Don’t Call it a Bubble — But Markets are Getting Frothy

James Carey, Director, Investment and Portfolio Management Services

The S&P 500 gained another +5.2% in February, up over +8.5% in 2024 at the time of this writing and coming off a +24% return in 2023. While we are as happy as any investor to see the stock market has recovered from a miserable 2022 and is marching to new highs, as markets continue their climb higher, the risk does increase that an eventual correction may occur. One driver of recent market optimism has been the expectation for a “soft landing” on inflation, or the outcome where inflation declines toward a 2% target without the economy falling into recession.

“Investors in recent weeks have grown more confident that the U.S. economy can avoid a recession as Washington completes its inflation fight,” according to a March 12 Wall Street Journal article. “The optimism is fueling a 2024 rally that has expanded beyond the massive tech firms that propelled the stock market higher last year.”

While it’s become less likely the economy will fall into recession in the immediate term, with a still-robust jobs market and healthy consumer spending, the current level of optimism in markets around expected corporate earnings growth and the pace of interest rate cuts is viewed by some as close to being overly optimistic at this time.

As we discussed last month, a 5% to 10% correction in markets is a very common occurrence, and investors should not be surprised if this occurs in 2024. The best way to be prepared for a correction is to have any immediate cash needs in money markets, and ensure that assets exposed to the stock market are for long-term growth.

Bonds Continue to Look Attractive

While stock market valuations are becoming stretched by a number of measures, we’ve recently been reminding balanced investors that the bond portion of their portfolio has one of the more optimistic medium-term outlooks that we’ve seen in some time.

With the current yield-to-worst on the Bloomberg U.S. Bond Index at around 4.5%, and bonds poised to realize capital appreciation on top of that income when rates eventually fall — the next 3 to 5 years for the bond portion of the portfolio looks particularly favorable. Safe and high-quality bond portfolios should also hold up well and provide some portfolio upside if investors do become more fearful, and if stock market volatility picks up.

 In our view, it may be a good time to consider rebalancing portfolios to Investment Policy targets after a period where high-equity returns may have driven the weight of stock holdings higher. Rebalancing typically results in selling some of your recent winners — in this case, stocks — and buying your relative laggards — in this case, bonds and cash.

Regular rebalancing, along with broad diversification and low fees, is an investing discipline empirically shown to support more efficient risk-adjusted returns and greater investor success over time.

Economic Update

In a sign that optimism remains high among market participants, markets have mostly shrugged off recent inflation numbers, which are signaling a bit of a flattening as inflations push lower.

For example, core CPI inflation was 4.1% in September 2023 and came in at 3.8% in February.
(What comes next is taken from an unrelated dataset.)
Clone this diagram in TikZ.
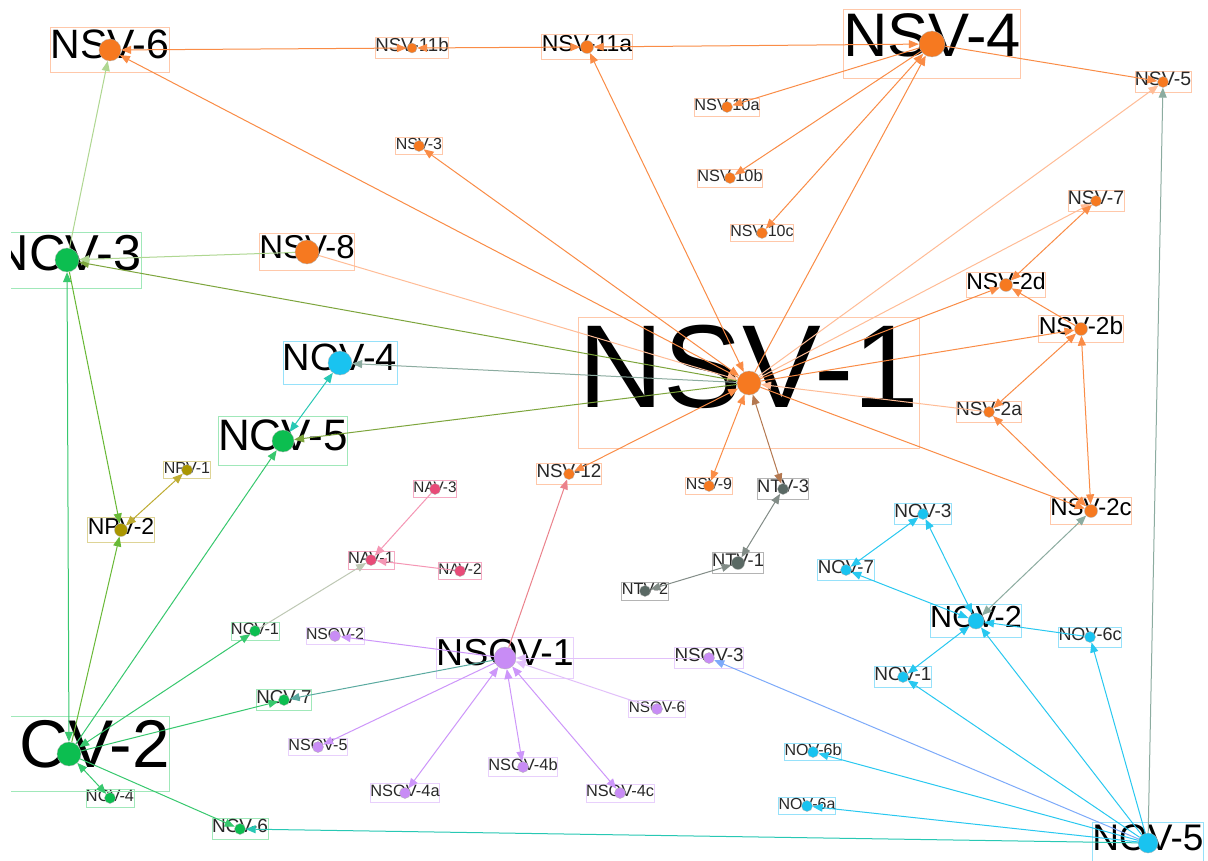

At that pace, the path toward 2% will take much longer than markets are currently expecting.

Despite these recent higher-than-expected inflation reports, markets have continued to march higher, confident that the Fed will still begin lowering interest rates in the near term and considering any risk of recession a remote possibility given the strength in the jobs market and consumer spending.

The market shrugging off these yellow lights heightens the risk of more volatility if the disappointing reports continue, and the narrative reverses.

As always, New Covenant Trust Company is here to answer any questions and help you navigate these challenging times. Please don’t hesitate to reach out to us at 800-858-6127, Option 6.

Market Updates at a Glance

The Dow Jones Industrial Average (DJIA) finished February at 38,996, up +1.22 % for the month and +3.47% so far in 2024. The S&P 500 closed February at 5,096, up +5.17 % for the month and +6.87% year-to-date. The NASDAQ Composite gained +6.12% in February, up +7.20% for the year. Small-company stocks as measured by the Russell 2000 ended February up +5.52% for the month, up +1.37% so far for the year. Consumer Cyclical (+8.12%) was the best-performing sector in February.